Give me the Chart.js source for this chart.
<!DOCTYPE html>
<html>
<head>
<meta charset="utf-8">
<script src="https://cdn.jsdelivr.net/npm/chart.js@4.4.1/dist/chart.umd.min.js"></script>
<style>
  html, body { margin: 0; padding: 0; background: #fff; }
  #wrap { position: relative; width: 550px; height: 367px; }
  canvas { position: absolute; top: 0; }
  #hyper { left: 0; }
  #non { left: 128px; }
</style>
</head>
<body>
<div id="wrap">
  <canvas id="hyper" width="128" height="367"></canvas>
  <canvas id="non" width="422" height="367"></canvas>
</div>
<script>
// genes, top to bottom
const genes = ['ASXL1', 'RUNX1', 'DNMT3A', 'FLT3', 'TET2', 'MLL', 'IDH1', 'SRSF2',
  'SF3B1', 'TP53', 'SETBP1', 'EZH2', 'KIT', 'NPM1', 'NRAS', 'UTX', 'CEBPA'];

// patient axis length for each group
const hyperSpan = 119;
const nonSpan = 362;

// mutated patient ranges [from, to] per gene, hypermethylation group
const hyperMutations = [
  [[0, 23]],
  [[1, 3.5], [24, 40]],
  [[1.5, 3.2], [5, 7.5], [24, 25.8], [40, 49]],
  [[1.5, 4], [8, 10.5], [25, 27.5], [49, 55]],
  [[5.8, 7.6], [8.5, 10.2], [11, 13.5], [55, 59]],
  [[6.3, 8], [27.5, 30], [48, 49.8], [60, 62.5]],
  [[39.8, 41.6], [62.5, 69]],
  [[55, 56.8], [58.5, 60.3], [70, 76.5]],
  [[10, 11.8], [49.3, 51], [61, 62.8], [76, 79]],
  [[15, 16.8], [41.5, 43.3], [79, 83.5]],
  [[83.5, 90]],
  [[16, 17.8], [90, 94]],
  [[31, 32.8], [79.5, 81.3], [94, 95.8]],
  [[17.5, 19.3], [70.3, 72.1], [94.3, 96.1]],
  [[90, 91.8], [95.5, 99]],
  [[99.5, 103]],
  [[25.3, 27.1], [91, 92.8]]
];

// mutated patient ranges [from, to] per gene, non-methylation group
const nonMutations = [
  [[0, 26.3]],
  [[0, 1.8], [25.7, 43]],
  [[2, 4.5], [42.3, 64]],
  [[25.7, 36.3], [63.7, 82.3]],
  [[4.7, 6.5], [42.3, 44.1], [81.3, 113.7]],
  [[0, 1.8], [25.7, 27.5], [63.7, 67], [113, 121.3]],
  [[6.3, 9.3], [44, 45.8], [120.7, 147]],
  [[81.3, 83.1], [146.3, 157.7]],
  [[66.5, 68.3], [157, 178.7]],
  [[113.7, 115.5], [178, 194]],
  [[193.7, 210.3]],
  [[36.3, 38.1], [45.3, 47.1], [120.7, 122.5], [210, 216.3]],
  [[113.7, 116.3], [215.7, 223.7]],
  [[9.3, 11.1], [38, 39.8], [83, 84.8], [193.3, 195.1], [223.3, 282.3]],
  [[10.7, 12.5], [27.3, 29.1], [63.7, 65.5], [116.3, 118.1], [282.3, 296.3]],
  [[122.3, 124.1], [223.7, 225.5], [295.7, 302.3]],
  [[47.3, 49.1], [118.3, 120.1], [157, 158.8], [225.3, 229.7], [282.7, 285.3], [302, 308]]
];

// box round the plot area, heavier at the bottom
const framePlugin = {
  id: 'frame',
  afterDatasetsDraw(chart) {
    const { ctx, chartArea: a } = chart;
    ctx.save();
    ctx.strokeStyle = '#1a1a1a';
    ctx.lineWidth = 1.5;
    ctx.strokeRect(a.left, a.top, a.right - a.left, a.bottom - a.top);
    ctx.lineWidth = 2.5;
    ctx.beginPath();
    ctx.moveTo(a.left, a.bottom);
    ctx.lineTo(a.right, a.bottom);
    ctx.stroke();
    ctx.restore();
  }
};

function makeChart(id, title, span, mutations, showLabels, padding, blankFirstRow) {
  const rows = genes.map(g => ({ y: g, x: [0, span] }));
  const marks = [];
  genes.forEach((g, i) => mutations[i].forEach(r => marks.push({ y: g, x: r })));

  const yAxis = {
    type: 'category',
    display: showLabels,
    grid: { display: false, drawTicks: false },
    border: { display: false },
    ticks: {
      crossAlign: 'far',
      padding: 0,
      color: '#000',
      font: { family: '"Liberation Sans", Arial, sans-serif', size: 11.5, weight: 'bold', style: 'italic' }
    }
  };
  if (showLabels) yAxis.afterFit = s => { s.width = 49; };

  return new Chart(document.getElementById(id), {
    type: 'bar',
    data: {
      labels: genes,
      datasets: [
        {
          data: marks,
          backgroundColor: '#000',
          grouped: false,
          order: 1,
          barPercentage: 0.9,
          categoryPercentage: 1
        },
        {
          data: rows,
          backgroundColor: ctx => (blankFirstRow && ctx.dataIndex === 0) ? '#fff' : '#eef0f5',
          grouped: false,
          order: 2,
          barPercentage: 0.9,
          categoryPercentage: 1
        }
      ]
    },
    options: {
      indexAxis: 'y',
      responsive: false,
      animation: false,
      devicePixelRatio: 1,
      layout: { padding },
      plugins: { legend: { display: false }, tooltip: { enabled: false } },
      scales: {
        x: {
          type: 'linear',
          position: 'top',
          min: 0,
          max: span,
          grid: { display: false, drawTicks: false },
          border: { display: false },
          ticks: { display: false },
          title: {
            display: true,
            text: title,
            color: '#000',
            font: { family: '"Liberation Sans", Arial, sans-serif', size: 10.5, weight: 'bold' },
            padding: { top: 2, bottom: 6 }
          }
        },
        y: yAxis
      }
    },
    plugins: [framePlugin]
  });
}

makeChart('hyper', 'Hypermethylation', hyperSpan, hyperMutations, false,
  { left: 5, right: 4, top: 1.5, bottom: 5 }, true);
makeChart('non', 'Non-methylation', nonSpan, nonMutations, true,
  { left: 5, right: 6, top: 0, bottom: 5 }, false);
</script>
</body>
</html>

▶ [Direction]: Quote exactly the stretch of lines above that starts at the first one and ends at the line with "const nonSpan = 362;", and nothing beyond it.

▶ [Expected answer]:
Give me the Chart.js source for this chart.
<!DOCTYPE html>
<html>
<head>
<meta charset="utf-8">
<script src="https://cdn.jsdelivr.net/npm/chart.js@4.4.1/dist/chart.umd.min.js"></script>
<style>
  html, body { margin: 0; padding: 0; background: #fff; }
  #wrap { position: relative; width: 550px; height: 367px; }
  canvas { position: absolute; top: 0; }
  #hyper { left: 0; }
  #non { left: 128px; }
</style>
</head>
<body>
<div id="wrap">
  <canvas id="hyper" width="128" height="367"></canvas>
  <canvas id="non" width="422" height="367"></canvas>
</div>
<script>
// genes, top to bottom
const genes = ['ASXL1', 'RUNX1', 'DNMT3A', 'FLT3', 'TET2', 'MLL', 'IDH1', 'SRSF2',
  'SF3B1', 'TP53', 'SETBP1', 'EZH2', 'KIT', 'NPM1', 'NRAS', 'UTX', 'CEBPA'];

// patient axis length for each group
const hyperSpan = 119;
const nonSpan = 362;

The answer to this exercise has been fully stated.